== DATA EXCERPT

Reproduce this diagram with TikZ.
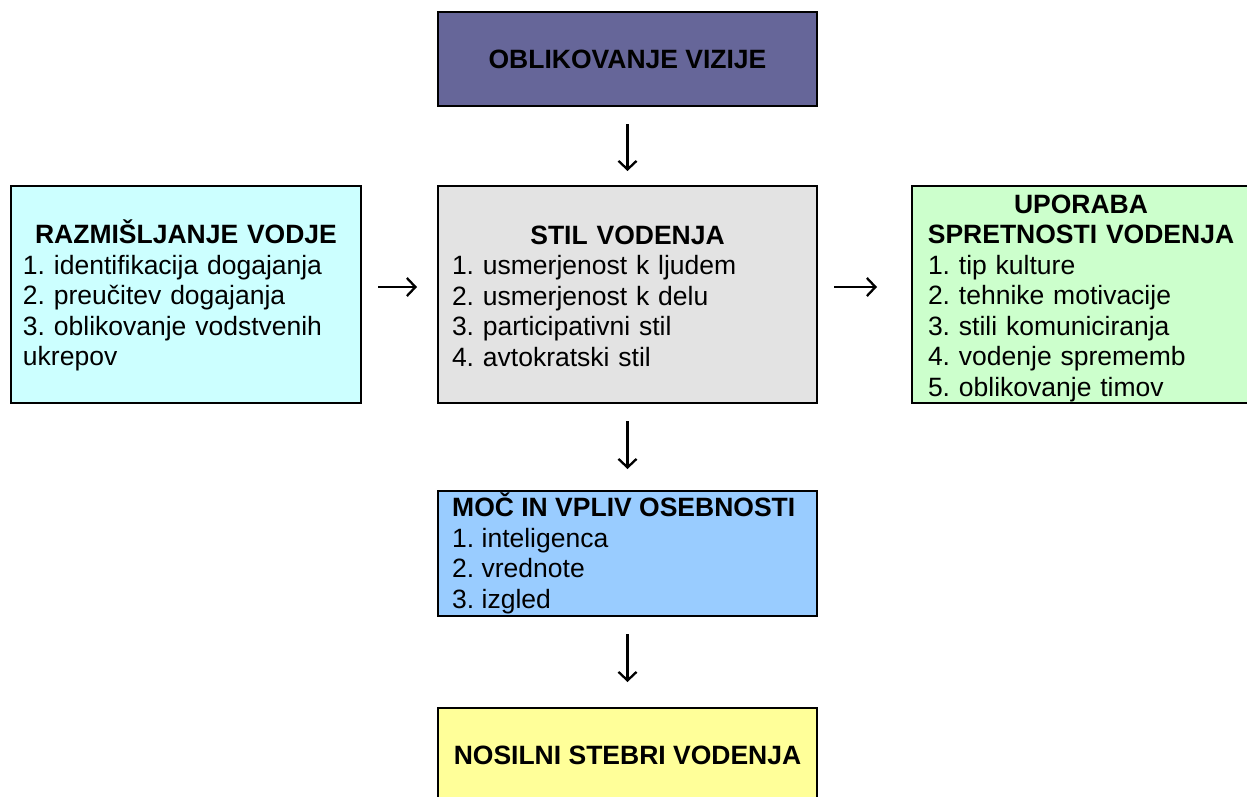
\documentclass[tikz,border=0pt]{standalone}
\usepackage{fontspec}
\setmainfont{Liberation Sans}
\usetikzlibrary{arrows.meta}
\definecolor{topc}{HTML}{666699}
\definecolor{leftc}{HTML}{CCFFFF}
\definecolor{midc}{HTML}{E3E3E3}
\definecolor{rightc}{HTML}{CCFFCC}
\definecolor{mocc}{HTML}{99CCFF}
\definecolor{botc}{HTML}{FFFF99}
\frenchspacing
\begin{document}
\begin{tikzpicture}[x=1pt,y=-1pt,
  box/.style={draw, line width=2pt, rectangle, inner sep=0pt},
  txt/.style={inner sep=0pt, font=\fontsize{26.5}{30.5}\selectfont\frenchspacing, align=left},
  conn/.style={line width=2.3pt, -{Straight Barb[length=8.5pt,width=18pt,line width=2.3pt]}}]
\useasboundingbox (0,0) rectangle (1247,796);
% boxes
\node[box, fill=topc, minimum width=379pt, minimum height=94pt] (top) at (627.5,59) {};
\node[box, fill=leftc, minimum width=350pt, minimum height=217pt] (left) at (186,294.5) {};
\node[box, fill=midc, minimum width=379pt, minimum height=217pt] (mid) at (627.5,294.5) {};
\node[box, fill=rightc, minimum width=338pt, minimum height=217pt] (right) at (1081,294.5) {};
\node[box, fill=mocc, minimum width=379pt, minimum height=125pt] (moc) at (627.5,553.5) {};
\node[box, fill=botc, minimum width=379pt, minimum height=94pt] (bot) at (627.5,755) {};
% texts
\node[txt, font=\fontsize{26.5}{30.5}\selectfont\bfseries] (toptxt) at (top.center) {OBLIKOVANJE VIZIJE};
\node[txt, text width=326pt] (lefttxt) at (186,295.5)
  {\makebox[326pt][c]{\bfseries RAZMIŠLJANJE VODJE}\\
   1. identifikacija dogajanja\\
   2. preučitev dogajanja\\
   3. oblikovanje vodstvenih\\
   ukrepov};
\node[txt, text width=351pt] (midtxt) at (627.5,296)
  {\makebox[351pt][c]{\bfseries STIL VODENJA}\\
   1. usmerjenost k ljudem\\
   2. usmerjenost k delu\\
   3. participativni stil\\
   4. avtokratski stil};
\node[txt, text width=306pt] (righttxt) at (1081,298.3)
  {\makebox[306pt][c]{\bfseries UPORABA}\\
   \makebox[306pt][c]{\bfseries SPRETNOSTI VODENJA}\\
   1. tip kulture\\
   2. tehnike motivacije\\
   3. stili komuniciranja\\
   4. vodenje sprememb\\
   5. oblikovanje timov};
\node[txt, anchor=west] (moctxt) at (452,553.3)
  {\textbf{MOČ IN VPLIV OSEBNOSTI}\\
   1. inteligenca\\
   2. vrednote\\
   3. izgled};
\node[txt, font=\fontsize{26.5}{30.5}\selectfont\bfseries] (bottxt) at (627.5,755) {NOSILNI STEBRI VODENJA};
% connectors
\draw[conn, shorten <=17pt, shorten >=14pt] (top) -- (mid);
\draw[conn, shorten <=16pt, shorten >=20pt] ([yshift=7.5pt]left.east) -- ([yshift=7.5pt]mid.west);
\draw[conn, shorten <=16pt, shorten >=34pt] ([yshift=7.5pt]mid.east) -- ([yshift=7.5pt]right.west);
\draw[conn, shorten <=17pt, shorten >=21pt] (mid) -- (moc);
\draw[conn, shorten <=17pt, shorten >=25pt] (moc) -- (bot);
\end{tikzpicture}
\end{document}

====

**PROBLEM STATEMENT**.
Omit every picture, then reproduce the rest of the listing exactly.

**ANSWER TO THE PROBLEM**.
Reproduce this diagram with TikZ.
\documentclass[tikz,border=0pt]{standalone}
\usepackage{fontspec}
\setmainfont{Liberation Sans}
\usetikzlibrary{arrows.meta}
\definecolor{topc}{HTML}{666699}
\definecolor{leftc}{HTML}{CCFFFF}
\definecolor{midc}{HTML}{E3E3E3}
\definecolor{rightc}{HTML}{CCFFCC}
\definecolor{mocc}{HTML}{99CCFF}
\definecolor{botc}{HTML}{FFFF99}
\frenchspacing
\begin{document}
\begin{tikzpicture}[x=1pt,y=-1pt,
  box/.style={draw, line width=2pt, rectangle, inner sep=0pt},
  txt/.style={inner sep=0pt, font=\fontsize{26.5}{30.5}\selectfont\frenchspacing, align=left},
  conn/.style={line width=2.3pt, -{Straight Barb[length=8.5pt,width=18pt,line width=2.3pt]}}]
\useasboundingbox (0,0) rectangle (1247,796);
% boxes
\node[box, fill=topc, minimum width=379pt, minimum height=94pt] (top) at (627.5,59) {};
\node[box, fill=leftc, minimum width=350pt, minimum height=217pt] (left) at (186,294.5) {};
\node[box, fill=midc, minimum width=379pt, minimum height=217pt] (mid) at (627.5,294.5) {};
\node[box, fill=rightc, minimum width=338pt, minimum height=217pt] (right) at (1081,294.5) {};
\node[box, fill=mocc, minimum width=379pt, minimum height=125pt] (moc) at (627.5,553.5) {};
\node[box, fill=botc, minimum width=379pt, minimum height=94pt] (bot) at (627.5,755) {};
% texts
\node[txt, font=\fontsize{26.5}{30.5}\selectfont\bfseries] (toptxt) at (top.center) {OBLIKOVANJE VIZIJE};
\node[txt, text width=326pt] (lefttxt) at (186,295.5)
  {\makebox[326pt][c]{\bfseries RAZMIŠLJANJE VODJE}\\
   1. identifikacija dogajanja\\
   2. preučitev dogajanja\\
   3. oblikovanje vodstvenih\\
   ukrepov};
\node[txt, text width=351pt] (midtxt) at (627.5,296)
  {\makebox[351pt][c]{\bfseries STIL VODENJA}\\
   1. usmerjenost k ljudem\\
   2. usmerjenost k delu\\
   3. participativni stil\\
   4. avtokratski stil};
\node[txt, text width=306pt] (righttxt) at (1081,298.3)
  {\makebox[306pt][c]{\bfseries UPORABA}\\
   \makebox[306pt][c]{\bfseries SPRETNOSTI VODENJA}\\
   1. tip kulture\\
   2. tehnike motivacije\\
   3. stili komuniciranja\\
   4. vodenje sprememb\\
   5. oblikovanje timov};
\node[txt, anchor=west] (moctxt) at (452,553.3)
  {\textbf{MOČ IN VPLIV OSEBNOSTI}\\
   1. inteligenca\\
   2. vrednote\\
   3. izgled};
\node[txt, font=\fontsize{26.5}{30.5}\selectfont\bfseries] (bottxt) at (627.5,755) {NOSILNI STEBRI VODENJA};
% connectors
\draw[conn, shorten <=17pt, shorten >=14pt] (top) -- (mid);
\draw[conn, shorten <=16pt, shorten >=20pt] ([yshift=7.5pt]left.east) -- ([yshift=7.5pt]mid.west);
\draw[conn, shorten <=16pt, shorten >=34pt] ([yshift=7.5pt]mid.east) -- ([yshift=7.5pt]right.west);
\draw[conn, shorten <=17pt, shorten >=21pt] (mid) -- (moc);
\draw[conn, shorten <=17pt, shorten >=25pt] (moc) -- (bot);
\end{tikzpicture}
\end{document}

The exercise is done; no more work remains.